Given problem>
Report how many lines of the listing below include the word "chart". Give nothing but the number.

-- Begin Information shown --

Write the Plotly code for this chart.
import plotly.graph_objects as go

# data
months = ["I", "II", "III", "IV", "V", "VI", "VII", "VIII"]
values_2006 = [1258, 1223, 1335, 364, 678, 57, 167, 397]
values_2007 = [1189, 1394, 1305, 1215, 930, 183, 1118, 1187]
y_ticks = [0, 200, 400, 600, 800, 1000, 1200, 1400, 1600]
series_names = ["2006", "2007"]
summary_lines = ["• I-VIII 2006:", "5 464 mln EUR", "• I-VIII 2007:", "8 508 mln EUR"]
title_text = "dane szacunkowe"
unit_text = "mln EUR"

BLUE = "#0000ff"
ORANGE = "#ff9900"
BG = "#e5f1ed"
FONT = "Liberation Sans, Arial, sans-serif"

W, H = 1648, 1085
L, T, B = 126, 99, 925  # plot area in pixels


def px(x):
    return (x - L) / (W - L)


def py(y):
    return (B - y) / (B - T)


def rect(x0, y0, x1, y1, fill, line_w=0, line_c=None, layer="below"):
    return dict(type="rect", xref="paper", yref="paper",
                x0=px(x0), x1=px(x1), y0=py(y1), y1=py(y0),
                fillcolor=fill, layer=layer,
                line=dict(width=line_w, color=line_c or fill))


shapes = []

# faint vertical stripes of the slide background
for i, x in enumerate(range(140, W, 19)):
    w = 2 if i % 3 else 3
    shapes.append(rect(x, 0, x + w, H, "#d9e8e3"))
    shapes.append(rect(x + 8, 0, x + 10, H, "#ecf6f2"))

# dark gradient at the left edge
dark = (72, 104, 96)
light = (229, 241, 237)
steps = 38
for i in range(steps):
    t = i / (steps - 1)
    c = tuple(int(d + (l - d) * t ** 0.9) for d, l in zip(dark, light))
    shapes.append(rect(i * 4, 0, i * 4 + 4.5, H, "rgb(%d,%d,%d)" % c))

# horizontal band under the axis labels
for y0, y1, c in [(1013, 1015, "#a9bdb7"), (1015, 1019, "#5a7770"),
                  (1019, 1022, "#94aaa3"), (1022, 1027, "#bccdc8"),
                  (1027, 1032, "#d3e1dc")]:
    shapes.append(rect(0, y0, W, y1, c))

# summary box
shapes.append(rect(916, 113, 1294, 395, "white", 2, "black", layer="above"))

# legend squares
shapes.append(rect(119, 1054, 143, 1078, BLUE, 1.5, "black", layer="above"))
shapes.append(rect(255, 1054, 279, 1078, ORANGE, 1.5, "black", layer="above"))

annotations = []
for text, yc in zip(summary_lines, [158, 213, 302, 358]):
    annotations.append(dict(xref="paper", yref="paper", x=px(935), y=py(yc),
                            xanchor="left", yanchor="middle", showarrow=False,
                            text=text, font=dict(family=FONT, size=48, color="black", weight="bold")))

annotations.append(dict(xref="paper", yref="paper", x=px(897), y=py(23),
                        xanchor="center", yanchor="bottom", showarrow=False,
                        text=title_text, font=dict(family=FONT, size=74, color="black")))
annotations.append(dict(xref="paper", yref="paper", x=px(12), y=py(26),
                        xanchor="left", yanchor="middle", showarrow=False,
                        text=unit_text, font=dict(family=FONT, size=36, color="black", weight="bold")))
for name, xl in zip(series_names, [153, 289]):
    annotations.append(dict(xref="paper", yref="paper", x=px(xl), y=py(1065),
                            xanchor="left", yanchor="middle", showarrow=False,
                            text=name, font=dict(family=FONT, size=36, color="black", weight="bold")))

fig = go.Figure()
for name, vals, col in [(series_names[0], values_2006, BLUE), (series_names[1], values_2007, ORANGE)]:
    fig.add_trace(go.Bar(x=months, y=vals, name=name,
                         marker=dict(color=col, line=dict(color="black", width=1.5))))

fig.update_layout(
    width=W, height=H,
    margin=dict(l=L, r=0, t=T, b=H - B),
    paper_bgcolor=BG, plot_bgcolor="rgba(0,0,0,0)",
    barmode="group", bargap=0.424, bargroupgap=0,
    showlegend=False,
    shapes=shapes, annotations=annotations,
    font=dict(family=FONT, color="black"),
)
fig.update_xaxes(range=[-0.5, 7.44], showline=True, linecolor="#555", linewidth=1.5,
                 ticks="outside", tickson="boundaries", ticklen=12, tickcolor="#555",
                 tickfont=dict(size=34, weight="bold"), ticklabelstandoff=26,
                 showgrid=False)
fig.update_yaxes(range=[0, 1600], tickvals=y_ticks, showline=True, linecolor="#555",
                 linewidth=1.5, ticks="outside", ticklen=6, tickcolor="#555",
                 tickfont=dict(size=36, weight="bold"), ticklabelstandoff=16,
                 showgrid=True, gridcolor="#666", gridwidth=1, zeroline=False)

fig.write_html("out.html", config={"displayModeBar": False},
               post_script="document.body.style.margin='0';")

-- End Information shown --

Final result>
1